Work to complete →
From the entries below, extract every line that includes the word "this".
** begin **
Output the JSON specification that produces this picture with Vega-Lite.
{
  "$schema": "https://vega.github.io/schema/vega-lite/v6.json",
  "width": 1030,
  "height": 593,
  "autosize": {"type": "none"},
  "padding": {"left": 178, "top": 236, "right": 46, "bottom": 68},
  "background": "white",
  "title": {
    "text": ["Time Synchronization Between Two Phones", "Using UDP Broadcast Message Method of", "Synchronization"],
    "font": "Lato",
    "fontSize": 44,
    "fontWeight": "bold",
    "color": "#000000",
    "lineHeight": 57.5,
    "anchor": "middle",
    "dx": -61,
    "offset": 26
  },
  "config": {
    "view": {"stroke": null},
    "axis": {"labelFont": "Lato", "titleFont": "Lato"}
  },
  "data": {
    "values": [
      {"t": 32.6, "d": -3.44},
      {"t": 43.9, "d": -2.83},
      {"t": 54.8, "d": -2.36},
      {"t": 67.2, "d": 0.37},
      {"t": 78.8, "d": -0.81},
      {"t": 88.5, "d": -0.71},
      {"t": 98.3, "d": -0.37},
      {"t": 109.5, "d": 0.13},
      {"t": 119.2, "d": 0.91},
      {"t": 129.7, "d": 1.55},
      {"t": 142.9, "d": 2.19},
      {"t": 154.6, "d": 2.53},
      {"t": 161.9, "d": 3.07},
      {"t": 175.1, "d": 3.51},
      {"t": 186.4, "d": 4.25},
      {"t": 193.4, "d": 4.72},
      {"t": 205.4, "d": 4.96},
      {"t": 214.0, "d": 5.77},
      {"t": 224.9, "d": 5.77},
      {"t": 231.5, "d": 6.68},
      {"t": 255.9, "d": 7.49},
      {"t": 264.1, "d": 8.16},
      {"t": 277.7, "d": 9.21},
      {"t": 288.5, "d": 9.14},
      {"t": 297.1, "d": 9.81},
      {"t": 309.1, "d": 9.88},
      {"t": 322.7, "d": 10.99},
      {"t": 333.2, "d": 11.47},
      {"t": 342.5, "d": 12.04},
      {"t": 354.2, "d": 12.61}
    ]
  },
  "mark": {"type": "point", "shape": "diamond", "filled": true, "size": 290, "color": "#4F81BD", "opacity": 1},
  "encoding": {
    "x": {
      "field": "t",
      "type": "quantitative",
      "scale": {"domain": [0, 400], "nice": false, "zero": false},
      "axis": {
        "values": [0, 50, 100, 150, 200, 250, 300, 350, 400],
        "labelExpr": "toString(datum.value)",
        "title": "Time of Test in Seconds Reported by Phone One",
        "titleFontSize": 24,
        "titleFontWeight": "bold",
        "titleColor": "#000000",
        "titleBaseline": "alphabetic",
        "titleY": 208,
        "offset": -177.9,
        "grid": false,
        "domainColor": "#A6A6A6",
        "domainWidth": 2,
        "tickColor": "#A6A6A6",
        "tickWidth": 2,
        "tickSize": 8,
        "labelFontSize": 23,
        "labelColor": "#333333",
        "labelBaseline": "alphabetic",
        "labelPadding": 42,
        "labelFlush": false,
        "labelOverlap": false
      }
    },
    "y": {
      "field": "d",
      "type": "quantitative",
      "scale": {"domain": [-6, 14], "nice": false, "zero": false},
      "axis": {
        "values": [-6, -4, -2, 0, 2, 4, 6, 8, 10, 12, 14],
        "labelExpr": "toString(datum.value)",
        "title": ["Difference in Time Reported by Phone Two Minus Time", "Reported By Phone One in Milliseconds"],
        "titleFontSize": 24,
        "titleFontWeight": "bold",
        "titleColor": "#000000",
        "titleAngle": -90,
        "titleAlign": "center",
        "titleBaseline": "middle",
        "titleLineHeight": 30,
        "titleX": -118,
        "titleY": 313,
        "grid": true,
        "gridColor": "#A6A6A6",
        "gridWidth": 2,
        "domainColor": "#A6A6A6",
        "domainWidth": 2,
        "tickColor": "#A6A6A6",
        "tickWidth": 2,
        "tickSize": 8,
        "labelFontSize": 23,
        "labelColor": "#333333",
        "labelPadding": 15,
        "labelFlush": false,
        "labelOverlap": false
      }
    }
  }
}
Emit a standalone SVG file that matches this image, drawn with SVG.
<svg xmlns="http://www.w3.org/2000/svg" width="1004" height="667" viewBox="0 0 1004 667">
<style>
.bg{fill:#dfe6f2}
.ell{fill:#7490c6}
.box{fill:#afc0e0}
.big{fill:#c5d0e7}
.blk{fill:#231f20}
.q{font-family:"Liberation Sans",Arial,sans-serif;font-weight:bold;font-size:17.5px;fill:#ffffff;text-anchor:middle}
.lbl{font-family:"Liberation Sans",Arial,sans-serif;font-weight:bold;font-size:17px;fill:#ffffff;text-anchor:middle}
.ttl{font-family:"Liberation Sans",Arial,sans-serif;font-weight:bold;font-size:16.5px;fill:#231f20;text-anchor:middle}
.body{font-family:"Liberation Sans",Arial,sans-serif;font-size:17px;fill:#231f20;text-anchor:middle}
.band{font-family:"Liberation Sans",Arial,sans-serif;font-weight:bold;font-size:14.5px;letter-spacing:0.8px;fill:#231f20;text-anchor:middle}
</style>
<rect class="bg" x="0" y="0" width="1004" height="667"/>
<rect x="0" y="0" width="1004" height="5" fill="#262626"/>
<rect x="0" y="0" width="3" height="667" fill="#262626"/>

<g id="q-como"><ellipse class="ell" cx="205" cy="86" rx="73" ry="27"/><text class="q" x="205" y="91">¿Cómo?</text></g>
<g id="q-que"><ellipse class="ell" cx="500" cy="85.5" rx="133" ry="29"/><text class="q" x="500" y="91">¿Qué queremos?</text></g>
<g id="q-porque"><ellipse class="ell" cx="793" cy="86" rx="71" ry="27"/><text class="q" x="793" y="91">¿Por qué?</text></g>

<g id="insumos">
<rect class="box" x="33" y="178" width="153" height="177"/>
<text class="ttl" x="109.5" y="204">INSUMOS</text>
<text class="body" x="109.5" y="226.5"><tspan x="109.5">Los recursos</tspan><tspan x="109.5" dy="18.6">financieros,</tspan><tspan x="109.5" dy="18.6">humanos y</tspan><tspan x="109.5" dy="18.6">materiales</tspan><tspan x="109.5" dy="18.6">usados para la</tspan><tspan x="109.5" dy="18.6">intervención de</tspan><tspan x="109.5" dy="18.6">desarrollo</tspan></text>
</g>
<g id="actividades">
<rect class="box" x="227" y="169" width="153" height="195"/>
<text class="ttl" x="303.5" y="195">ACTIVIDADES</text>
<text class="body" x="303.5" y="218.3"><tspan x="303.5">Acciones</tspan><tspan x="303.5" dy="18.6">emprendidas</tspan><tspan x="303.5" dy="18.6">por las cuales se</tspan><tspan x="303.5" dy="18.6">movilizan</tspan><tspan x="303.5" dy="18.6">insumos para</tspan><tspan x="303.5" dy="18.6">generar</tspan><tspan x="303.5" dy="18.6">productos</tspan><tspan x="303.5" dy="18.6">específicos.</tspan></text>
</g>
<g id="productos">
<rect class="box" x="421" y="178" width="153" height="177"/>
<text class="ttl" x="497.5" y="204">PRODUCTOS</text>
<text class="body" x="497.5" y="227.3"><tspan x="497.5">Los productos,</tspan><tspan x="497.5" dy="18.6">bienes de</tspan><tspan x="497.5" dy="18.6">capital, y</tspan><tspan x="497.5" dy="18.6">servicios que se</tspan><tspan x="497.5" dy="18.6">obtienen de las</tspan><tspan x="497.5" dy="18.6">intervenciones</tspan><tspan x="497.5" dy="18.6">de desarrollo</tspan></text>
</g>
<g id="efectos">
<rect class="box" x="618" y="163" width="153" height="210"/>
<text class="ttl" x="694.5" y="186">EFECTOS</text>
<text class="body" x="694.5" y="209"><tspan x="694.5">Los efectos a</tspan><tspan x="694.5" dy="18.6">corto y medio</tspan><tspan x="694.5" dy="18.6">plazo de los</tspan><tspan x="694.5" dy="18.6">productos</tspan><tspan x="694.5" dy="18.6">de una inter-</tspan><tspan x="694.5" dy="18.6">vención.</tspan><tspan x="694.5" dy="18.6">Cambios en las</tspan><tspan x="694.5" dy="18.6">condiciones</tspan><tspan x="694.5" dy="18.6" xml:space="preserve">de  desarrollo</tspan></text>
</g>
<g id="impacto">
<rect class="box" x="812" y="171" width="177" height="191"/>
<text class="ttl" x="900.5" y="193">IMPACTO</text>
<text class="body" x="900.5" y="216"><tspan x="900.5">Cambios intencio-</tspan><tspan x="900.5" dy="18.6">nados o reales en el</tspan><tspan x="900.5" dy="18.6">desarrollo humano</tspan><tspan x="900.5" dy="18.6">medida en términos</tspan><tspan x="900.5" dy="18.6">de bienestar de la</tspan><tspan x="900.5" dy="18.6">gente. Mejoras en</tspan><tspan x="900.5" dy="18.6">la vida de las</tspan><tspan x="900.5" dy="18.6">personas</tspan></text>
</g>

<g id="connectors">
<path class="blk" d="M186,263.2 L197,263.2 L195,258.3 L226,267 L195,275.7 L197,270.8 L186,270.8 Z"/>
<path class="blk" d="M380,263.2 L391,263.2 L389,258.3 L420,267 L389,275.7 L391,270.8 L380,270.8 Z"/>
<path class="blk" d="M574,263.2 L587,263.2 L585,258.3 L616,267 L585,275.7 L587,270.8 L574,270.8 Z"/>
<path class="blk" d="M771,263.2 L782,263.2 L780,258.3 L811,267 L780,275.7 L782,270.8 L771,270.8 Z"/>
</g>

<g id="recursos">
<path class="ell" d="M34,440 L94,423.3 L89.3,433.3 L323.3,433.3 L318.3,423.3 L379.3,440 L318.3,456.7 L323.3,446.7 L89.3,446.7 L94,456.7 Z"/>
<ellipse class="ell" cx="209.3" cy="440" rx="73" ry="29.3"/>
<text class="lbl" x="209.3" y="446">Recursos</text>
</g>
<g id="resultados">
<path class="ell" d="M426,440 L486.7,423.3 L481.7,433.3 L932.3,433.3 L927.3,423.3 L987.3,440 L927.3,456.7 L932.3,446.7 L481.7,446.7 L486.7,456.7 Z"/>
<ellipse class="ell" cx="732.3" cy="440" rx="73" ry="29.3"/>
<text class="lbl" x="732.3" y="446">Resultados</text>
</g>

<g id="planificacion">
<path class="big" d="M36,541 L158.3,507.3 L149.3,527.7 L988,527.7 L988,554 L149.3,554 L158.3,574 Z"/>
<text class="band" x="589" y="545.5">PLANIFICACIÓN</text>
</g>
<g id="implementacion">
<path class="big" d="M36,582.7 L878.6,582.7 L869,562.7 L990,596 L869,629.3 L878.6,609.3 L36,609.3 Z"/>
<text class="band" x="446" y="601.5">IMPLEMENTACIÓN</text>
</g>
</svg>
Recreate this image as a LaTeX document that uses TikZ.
** end **
Problem solution →
Output the JSON specification that produces this picture with Vega-Lite.
Emit a standalone SVG file that matches this image, drawn with SVG.
Recreate this image as a LaTeX document that uses TikZ.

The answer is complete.